Similarly, there is a danger that such funding as there is will disappear into the fog of the school funding system and ‘It’s in your budget’ will not convince. Needs-based work is more expensive than work where the punter pays and in adult learning extended schools could not be starting in a less friendly financial climate.
Like Henry Morris himself, community vice principals were immensely creative and ingenious people and could keep the same project going for years by bidding to completely different funds, which were apparently for completely different purposes. There is much to learn from the way they actively searched for funding or for voluntary sector partners, who can access funds where schools cannot.

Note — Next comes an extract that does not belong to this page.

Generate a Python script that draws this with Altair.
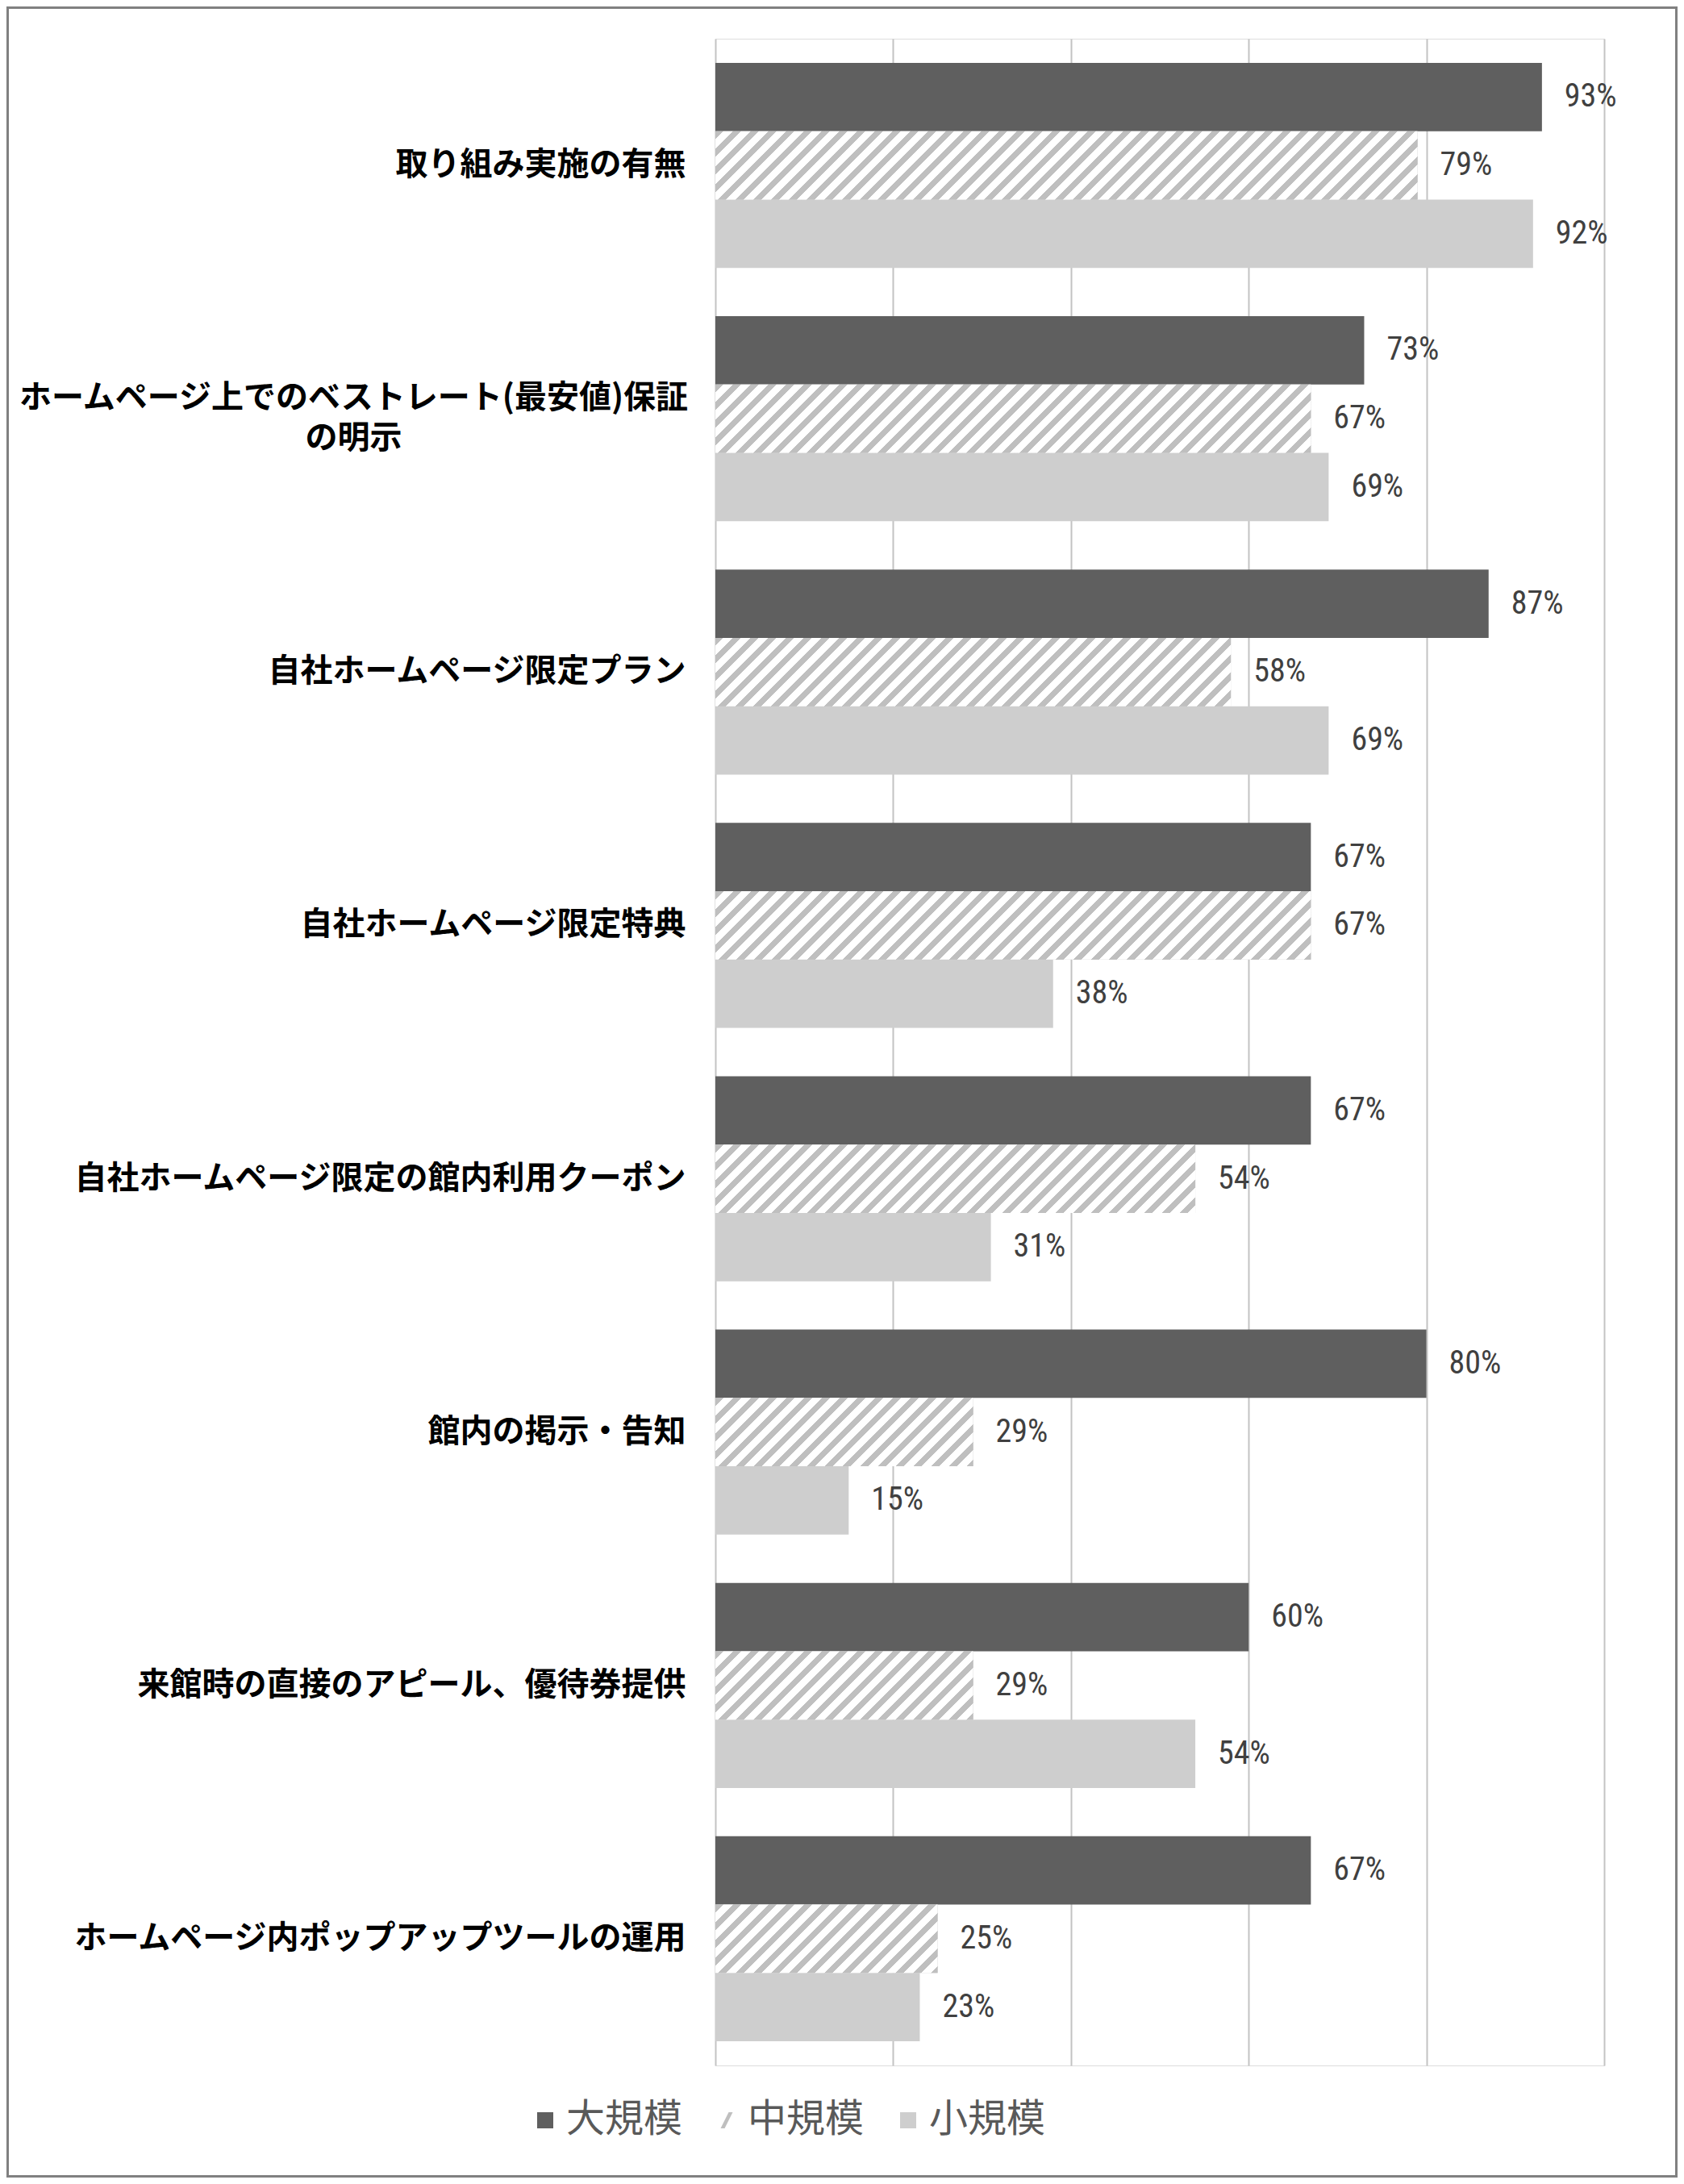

There are lessons to learn about organisation. Even with third-party providers doing much of the work, someone in the schools will have to coordinate things, if only to placate the caretaker, or indeed the head of PE, who sees his/her equipment deteriorating from community use, without any addition to the budget to replace it.
There will be a need for active management and promotion, too. It will be important to set up systems to ensure that third-party providers and providers off-site have CRB-checked their staff. ‘Community schools’ found ways to do it.
The key lessons, though, are the need for a clear mission and for ownership. Admittedly, there was something in it for ‘community schools’: extra facilities; extra funding; extra staffing; and extra prestige. People wanted to be involved and those schools which were not designated tried to start things so that they could. But there were obstacles then and enthusiasm overcame them.
The extended schools agenda seems to have been imposed – apparently as the bright idea of an unsuccessful secretary of state who has now left. The idea has seemed to be that if it is added to the Ofsted process, then schools will be coerced into commitment. To which the response must be: ‘I don’t think so.’
If extended schools are to succeed there has to be a serious effort to win the hearts and minds of school leaders. There has to be something in it for the children and their schools.
One outcome that could be valuable is if real collaboration and partnership working emerged. If nothing else happened but the production of a wall-chart of what agencies do and are planning to do and who is doing it, this would be of enormous help to many schools. But it must be collaboration for action, not liaison for its own sake.
A cynic might say that in the present context for secondary schools ‘extending your school’ has to have a manifest link to improving contextual value added performance. Either that, or the standards by which schools are judged and heads removed will have to be wider than contextual value added performance: schools will have to be encouraged by action, not words, to take a wider, community development perspective. This can be done and the ‘community schools’ movement still has lessons for us as to how it can be done.